Is every sequence defined on $\mathbb{R}$ just a countable subset of $\mathbb{R}$?

Let $a : \mathbb{N} \rightarrow \mathbb{R}$ be some sequence. For example, $a_n$ could be $$ a_n = \frac{1}{n} $$ Can the image of every possible function from $\mathbb{N}$ to $\mathbb{R}$ be treated the same as a countable (finite or infinite) subset of $\mathbb{R}$?

It is true that every non-empty countable subset of $\mathbb R$ is the image of some function $a:\mathbb N\to\mathbb R.$ This is true if we replace $\mathbb R$ with any set $X.$

But this does not mean that a sequence is “just” a countable subset, as you wrote in your title.
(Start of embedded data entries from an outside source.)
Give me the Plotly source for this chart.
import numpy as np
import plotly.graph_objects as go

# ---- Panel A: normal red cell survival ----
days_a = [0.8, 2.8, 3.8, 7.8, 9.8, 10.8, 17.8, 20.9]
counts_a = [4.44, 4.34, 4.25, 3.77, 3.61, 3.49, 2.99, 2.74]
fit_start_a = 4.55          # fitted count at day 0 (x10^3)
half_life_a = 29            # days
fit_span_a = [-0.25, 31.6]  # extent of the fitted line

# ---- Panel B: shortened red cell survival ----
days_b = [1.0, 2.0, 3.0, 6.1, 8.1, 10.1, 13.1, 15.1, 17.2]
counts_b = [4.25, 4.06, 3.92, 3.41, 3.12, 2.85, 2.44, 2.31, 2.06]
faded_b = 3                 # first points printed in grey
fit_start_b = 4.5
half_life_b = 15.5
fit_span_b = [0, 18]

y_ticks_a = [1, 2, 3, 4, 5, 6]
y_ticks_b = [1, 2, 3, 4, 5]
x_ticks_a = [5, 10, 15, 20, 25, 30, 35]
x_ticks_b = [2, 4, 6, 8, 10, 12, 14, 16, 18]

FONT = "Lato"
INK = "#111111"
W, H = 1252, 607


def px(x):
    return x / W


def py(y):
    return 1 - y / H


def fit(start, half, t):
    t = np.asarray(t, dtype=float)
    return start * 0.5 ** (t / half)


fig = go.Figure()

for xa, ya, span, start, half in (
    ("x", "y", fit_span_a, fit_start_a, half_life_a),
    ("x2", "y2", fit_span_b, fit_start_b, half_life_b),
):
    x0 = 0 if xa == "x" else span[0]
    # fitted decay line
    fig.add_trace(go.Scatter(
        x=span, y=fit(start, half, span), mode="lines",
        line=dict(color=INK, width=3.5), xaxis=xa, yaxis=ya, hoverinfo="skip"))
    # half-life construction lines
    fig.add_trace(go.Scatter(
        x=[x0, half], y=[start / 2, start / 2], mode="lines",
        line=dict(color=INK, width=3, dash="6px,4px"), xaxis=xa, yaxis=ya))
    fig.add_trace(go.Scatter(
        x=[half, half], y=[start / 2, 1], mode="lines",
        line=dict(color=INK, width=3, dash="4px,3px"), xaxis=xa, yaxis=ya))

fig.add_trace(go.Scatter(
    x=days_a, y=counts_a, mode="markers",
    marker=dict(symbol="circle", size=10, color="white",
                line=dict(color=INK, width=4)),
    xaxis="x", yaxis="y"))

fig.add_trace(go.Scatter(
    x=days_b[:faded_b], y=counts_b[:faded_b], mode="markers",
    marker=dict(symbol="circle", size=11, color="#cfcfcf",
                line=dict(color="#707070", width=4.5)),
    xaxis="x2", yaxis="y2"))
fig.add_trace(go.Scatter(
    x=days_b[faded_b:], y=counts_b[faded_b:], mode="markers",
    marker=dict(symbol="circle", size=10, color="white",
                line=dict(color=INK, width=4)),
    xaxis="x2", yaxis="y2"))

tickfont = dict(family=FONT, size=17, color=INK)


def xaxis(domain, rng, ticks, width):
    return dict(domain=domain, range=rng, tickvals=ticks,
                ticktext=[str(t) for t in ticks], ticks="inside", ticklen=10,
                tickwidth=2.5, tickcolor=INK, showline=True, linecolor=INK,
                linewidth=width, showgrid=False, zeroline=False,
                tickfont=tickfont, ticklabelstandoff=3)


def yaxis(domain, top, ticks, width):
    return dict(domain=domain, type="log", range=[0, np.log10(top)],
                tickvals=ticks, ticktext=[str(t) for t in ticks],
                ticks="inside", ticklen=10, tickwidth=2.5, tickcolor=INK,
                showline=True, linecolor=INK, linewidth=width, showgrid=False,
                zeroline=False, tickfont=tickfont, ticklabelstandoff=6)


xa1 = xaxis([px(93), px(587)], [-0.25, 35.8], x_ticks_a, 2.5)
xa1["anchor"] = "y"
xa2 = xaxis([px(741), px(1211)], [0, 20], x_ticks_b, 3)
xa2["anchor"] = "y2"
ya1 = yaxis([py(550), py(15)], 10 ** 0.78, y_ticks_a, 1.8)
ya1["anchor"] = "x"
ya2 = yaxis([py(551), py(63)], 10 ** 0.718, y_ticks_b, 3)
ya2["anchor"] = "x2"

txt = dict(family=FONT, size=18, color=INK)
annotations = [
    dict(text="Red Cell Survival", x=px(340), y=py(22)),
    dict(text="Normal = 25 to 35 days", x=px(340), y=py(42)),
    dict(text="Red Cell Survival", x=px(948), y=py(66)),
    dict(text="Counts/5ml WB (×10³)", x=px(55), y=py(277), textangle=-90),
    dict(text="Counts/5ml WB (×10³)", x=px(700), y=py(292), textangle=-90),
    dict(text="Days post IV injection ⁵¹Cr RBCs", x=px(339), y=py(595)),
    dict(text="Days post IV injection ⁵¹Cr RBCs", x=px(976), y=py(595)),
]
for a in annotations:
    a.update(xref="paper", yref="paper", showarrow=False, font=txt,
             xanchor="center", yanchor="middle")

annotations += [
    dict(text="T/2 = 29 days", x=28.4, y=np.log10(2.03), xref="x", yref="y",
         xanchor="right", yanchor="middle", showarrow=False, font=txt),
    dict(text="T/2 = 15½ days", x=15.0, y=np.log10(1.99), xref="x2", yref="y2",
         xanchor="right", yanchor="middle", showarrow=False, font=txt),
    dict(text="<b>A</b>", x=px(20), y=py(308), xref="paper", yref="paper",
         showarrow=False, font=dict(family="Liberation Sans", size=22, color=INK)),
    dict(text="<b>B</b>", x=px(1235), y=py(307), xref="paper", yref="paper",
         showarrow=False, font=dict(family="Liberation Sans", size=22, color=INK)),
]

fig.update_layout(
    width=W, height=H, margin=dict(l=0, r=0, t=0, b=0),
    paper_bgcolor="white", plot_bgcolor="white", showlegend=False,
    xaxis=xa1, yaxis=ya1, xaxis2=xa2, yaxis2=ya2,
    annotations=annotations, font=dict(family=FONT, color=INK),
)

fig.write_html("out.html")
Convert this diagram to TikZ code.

Sequences have an order to them, and can have repeated elements. If $a_1=0,a_{n}=1$ for $n>1,$ the countable set is $\{0,1\}.$ If $b_n=1-a_n,$ the underlying set is the same, but the sequence is different.

If we restrict to $a_n$ with no repetitions, we still have properties of sequences which depend on more than the image of $a.$ For example, $a_n=\frac{(-1)^n}n,$ then $$\lim_{n\to\infty}\sum_{k=1}^n a_k=\ln 2,$$ but there are sequences $b_n$ with the same underlying set which do not converge, or converges to another value.

At heart, a function has far more to it than it’s image.

The range of $a$ is a subset of $\mathbb R$, and is clearly countable. So the sequence $a$ clearly has a countable subset of $\mathbb R$. But as @Thomas Andrews pointed out, this subset lacks critical information, namely the order and duplicates. So the subset cannot in any meaningful way be considered equivilant to the sequence-generating function.